> _Data rows_:
◆ ◆ ◆ ◆ ◆

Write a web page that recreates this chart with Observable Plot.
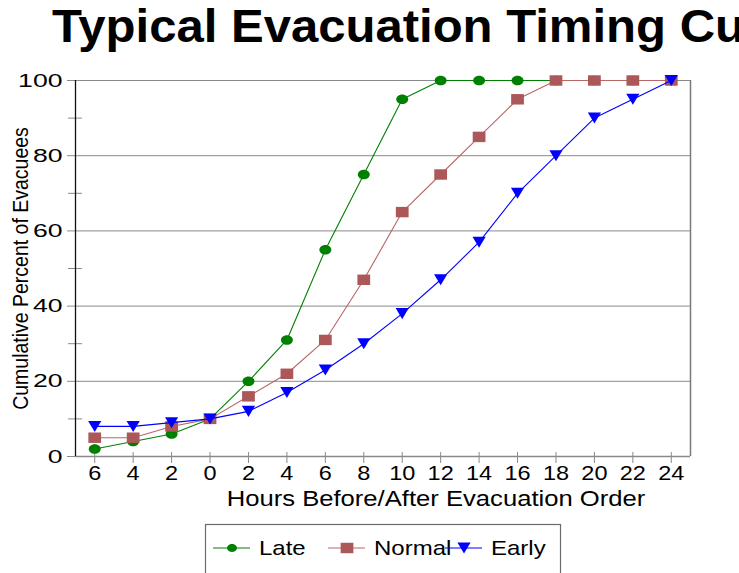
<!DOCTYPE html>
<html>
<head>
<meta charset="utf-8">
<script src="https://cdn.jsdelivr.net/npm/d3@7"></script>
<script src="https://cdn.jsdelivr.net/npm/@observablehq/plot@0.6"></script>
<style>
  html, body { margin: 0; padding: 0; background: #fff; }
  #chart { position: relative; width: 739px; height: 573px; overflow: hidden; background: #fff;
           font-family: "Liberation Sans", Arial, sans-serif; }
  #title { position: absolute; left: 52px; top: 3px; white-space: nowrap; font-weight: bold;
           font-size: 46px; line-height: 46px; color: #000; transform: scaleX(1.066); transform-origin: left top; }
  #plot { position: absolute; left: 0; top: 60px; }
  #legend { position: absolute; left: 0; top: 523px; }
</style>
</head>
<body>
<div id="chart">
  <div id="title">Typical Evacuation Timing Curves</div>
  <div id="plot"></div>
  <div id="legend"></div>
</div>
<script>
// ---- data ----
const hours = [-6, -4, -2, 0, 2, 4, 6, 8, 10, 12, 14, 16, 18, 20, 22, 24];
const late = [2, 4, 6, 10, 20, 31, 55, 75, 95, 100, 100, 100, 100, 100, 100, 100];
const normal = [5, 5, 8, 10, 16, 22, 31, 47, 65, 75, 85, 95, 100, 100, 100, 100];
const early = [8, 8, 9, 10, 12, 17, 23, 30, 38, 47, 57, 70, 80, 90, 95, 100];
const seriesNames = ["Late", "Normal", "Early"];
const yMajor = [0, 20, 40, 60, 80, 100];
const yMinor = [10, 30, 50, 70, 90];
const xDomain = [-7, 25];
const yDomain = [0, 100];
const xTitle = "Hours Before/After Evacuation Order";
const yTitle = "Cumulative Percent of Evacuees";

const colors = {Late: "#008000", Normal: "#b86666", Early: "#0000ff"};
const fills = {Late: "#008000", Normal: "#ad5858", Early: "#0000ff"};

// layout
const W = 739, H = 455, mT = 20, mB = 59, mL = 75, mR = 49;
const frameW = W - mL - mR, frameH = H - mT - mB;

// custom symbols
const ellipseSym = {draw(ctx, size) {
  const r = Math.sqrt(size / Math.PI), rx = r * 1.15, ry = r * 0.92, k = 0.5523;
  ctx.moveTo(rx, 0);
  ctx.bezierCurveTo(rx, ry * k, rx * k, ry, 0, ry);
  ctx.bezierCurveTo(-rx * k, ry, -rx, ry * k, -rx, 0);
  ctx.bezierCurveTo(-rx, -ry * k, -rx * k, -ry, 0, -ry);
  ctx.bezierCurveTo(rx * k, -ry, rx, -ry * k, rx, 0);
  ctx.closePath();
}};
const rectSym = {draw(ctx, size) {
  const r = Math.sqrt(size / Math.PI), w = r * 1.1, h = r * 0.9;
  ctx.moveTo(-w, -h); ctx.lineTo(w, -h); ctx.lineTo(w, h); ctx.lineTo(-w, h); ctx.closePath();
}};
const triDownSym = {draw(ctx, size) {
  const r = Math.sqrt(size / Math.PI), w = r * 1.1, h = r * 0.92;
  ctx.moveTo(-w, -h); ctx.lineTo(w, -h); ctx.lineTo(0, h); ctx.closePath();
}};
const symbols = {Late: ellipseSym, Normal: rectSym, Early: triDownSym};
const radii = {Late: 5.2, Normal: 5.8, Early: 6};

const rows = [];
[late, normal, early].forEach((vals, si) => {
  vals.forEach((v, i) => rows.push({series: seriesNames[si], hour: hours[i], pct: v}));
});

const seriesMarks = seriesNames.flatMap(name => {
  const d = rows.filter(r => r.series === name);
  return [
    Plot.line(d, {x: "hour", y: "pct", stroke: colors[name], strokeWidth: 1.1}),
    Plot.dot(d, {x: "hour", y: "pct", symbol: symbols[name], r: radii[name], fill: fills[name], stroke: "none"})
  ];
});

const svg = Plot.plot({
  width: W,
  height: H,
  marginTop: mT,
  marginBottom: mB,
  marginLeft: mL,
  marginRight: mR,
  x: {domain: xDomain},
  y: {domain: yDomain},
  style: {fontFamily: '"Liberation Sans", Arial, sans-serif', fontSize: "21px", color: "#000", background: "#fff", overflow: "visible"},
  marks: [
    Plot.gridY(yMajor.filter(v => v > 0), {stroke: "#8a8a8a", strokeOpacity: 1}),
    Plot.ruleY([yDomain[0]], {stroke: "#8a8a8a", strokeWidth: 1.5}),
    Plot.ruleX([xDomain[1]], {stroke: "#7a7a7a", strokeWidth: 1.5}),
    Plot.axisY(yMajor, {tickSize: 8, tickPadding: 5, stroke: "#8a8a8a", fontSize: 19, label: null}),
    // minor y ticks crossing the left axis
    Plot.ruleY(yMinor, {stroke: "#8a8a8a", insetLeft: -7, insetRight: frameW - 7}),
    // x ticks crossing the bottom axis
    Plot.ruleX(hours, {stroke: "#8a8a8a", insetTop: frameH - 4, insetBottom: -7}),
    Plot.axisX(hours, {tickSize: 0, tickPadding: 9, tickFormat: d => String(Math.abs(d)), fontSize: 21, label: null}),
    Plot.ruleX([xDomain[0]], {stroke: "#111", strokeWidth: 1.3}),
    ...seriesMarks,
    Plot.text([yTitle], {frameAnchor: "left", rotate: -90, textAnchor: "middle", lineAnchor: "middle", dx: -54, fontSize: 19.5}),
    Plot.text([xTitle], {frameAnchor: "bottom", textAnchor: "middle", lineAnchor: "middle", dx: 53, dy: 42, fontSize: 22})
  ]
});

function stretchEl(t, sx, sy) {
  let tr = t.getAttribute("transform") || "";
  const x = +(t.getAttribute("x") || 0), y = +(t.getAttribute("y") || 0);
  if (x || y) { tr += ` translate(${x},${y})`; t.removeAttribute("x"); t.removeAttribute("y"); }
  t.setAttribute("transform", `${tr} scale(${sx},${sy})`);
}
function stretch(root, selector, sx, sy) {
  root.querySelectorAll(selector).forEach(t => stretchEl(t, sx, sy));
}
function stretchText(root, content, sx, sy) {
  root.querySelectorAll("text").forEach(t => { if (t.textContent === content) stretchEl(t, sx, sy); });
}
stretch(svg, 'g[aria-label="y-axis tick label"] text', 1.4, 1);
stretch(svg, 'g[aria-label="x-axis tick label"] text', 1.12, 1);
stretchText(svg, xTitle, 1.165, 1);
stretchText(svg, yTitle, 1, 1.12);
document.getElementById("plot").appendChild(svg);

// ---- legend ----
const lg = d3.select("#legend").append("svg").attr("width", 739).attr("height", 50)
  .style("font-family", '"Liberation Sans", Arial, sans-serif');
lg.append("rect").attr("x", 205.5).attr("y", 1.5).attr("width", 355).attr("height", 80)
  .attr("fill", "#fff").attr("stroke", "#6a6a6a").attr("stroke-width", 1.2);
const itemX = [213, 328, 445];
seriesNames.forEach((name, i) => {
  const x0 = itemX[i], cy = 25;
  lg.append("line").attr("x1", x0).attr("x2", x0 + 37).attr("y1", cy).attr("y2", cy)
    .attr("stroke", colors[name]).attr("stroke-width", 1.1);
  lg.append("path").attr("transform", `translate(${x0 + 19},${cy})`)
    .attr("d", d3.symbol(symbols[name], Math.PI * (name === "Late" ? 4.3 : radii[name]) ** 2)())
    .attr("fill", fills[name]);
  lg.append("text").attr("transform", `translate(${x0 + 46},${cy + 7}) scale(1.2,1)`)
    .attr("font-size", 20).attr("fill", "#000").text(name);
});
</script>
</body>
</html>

◆ ◆ ◆ ◆ ◆

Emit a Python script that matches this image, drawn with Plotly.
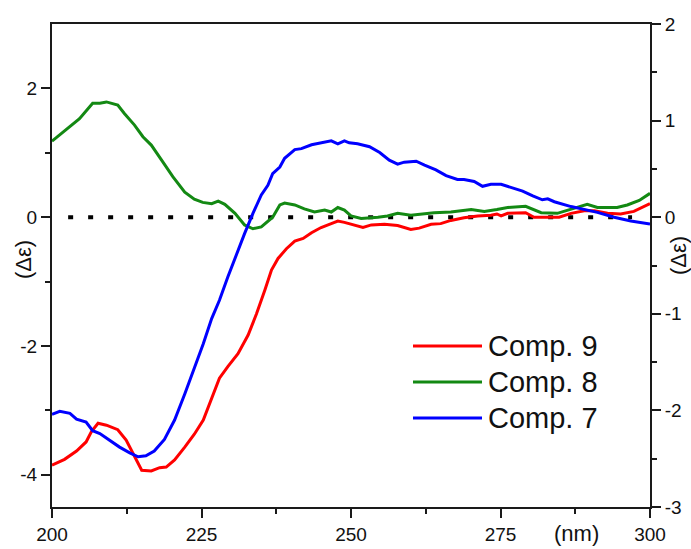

◆ ◆ ◆ ◆ ◆

> _Task_: Identify all lines in the records above with the word "that".

> _Reply to the exercise_:
Write a web page that recreates this chart with Observable Plot.
Emit a Python script that matches this image, drawn with Plotly.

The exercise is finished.